62 years in the making: NYC's newest water tunnel nears the finish line
Pop culture and public imagination
- Multiple commenters connect the tunnel to its depiction in “Die Hard 3,” using it as a symbol of long-running mega-projects.
- Jokes riff on future action/post‑apocalyptic movies featuring unfinished California HSR as the new “big infrastructure backdrop.”
- Several people express excitement that this is the same tunnel they recall from the film.
Tours and public interest in megaprojects
- Commenters hope for public tours before the final section is flooded and sealed for decades.
- People reference other civil‑engineering tours, especially Tokyo’s Metropolitan Area Outer Underground Discharge Channel, and ask for similar lists for infrastructure tourism.
Why so deep? Engineering and geology
- Users ask why parts of the tunnel are ~800 feet down and how depth affects drilling energy and rock pressure.
- Responses:
- Main reasons cited are: needing gravity flow over 60 miles; staying in solid bedrock to avoid unstable soils; and avoiding conflicts with dense surface/near-surface infrastructure.
- Some clarify the average depth is closer to ~400 feet and that local geology (bedrock vs clay/silt in Brooklyn/Queens) likely drove design.
- Several note that drilling difficulty depends far more on rock type and water ingress than on absolute depth; “depth vs effort” has no simple formula and is highly site-specific.
- Tunnel boring here is more “hammering” than classic drilling; depth per se doesn’t slow the machines much.
Purpose, lifespan, and redundancy
- Beyond capacity, a key purpose is redundancy: Tunnel 3 enables shutting older tunnels for inspection and major repairs.
- Commenters note targets of ~200–300 years of service life, comparing to Roman aqueducts and ancient tunnels that still function in some form.
- Speculation about how long an unmaintained tunnel would last is raised but remains unclear.
Desalination vs gravity‑fed supply
- One thread asks when desalination plus cheap clean energy might beat a 60‑mile gravity tunnel.
- Most replies are skeptical:
- Tunnel: very high upfront capital but extremely low operating cost (gravity-fed, minimal energy, rare major maintenance).
- Desalination: ongoing high operating and maintenance costs; economically more plausible where fresh water is scarce.
- Some argue desalination is more relevant for the US West Coast; the East has abundant freshwater, though there’s mention of mismanagement and legacy water rights in California.

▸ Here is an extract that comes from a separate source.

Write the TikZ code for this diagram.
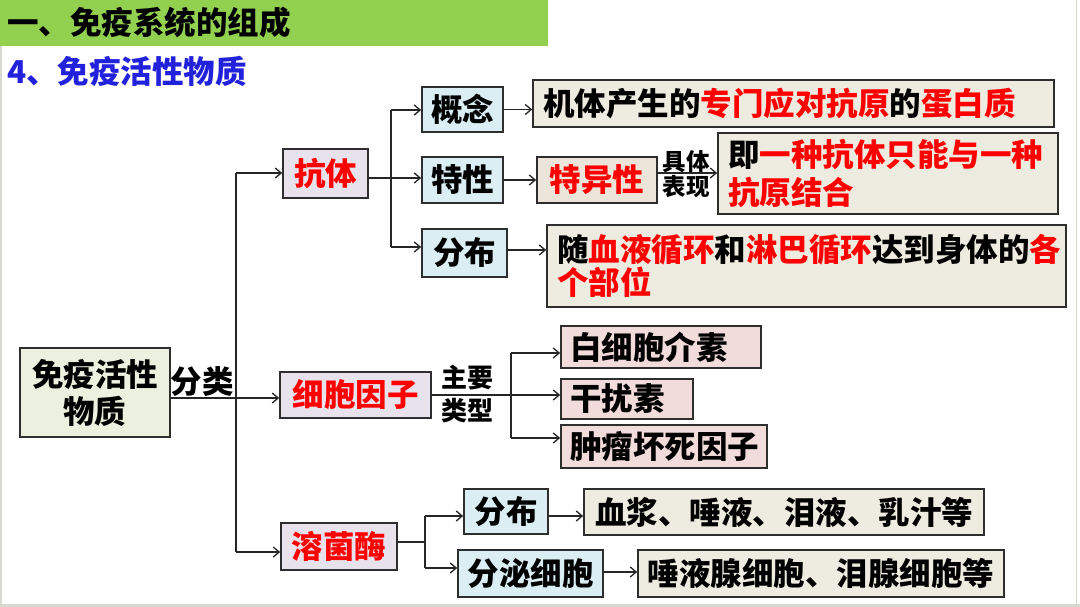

Timelines, cost, and corruption debates
- Several participants see the ~62‑year timeline as evidence of political friction, funding pauses, and possibly broader US infrastructure dysfunction rather than technical limits.
- Others question whether the duration is actually abnormal for such a massive urban project, pointing out:
- Construction was intermittently funded and phased.
- The tunnel must be extraordinarily reliable and long-lived; “patching after release” is difficult.
- Debate over NYC corruption:
- One side claims NYC infrastructure is uniquely expensive and graft‑ridden, citing investigative reporting on massively inflated labor and construction costs in transit projects.
- Others counter that:
- Corruption metrics aren’t clearly worse than in comparable US metros.
- Federal prosecution data show a long‑term decline in corruption cases in Manhattan specifically.
- There is no consensus on whether Tunnel 3’s schedule specifically reflects corruption vs. complex logistics and politics.
Comparisons to other projects and regions
- Users compare the tunnel’s timeline and cost to:
- European megaprojects: Alpine rail tunnels, London’s Elizabeth Line, and the Thames Tideway Tunnel, which had shorter build times once formally approved.
- Some argue that drilling under a dense city is fundamentally harder than through mountains.
- Others highlight a broader “Anglosphere cost disease,” with the US, UK, and Canada all paying more than countries like Spain or Japan.
Technology vs coordination problems
- Several comments contrast rapid progress in software/AI with the difficulty of delivering physical infrastructure.
- View expressed that:
- Political, legal, and coordination barriers are harder than the engineering itself.
- It’s often easier to get high-tech projects (e.g., self-driving cars) moving than to secure consensus and permits for trains, tunnels, or subways.
- Some suggest AI could help with data integration, planning, and design, but others warn current AI is prone to producing convincing but incorrect outputs.
Transit, cities, and social preferences
- A tangent emerges about public transit vs cars:
- One view: Americans broadly dislike trains and sharing space with strangers; outside the densest city, subways are “almost useless.”
- Counterview: When high-quality transit exists (e.g., NYC subway), it is heavily used and seen as a major urban asset; sharing space is part of the appeal of dense city life.
- Arguments reference population trends, migration, and differing cultural expectations, but no agreement is reached.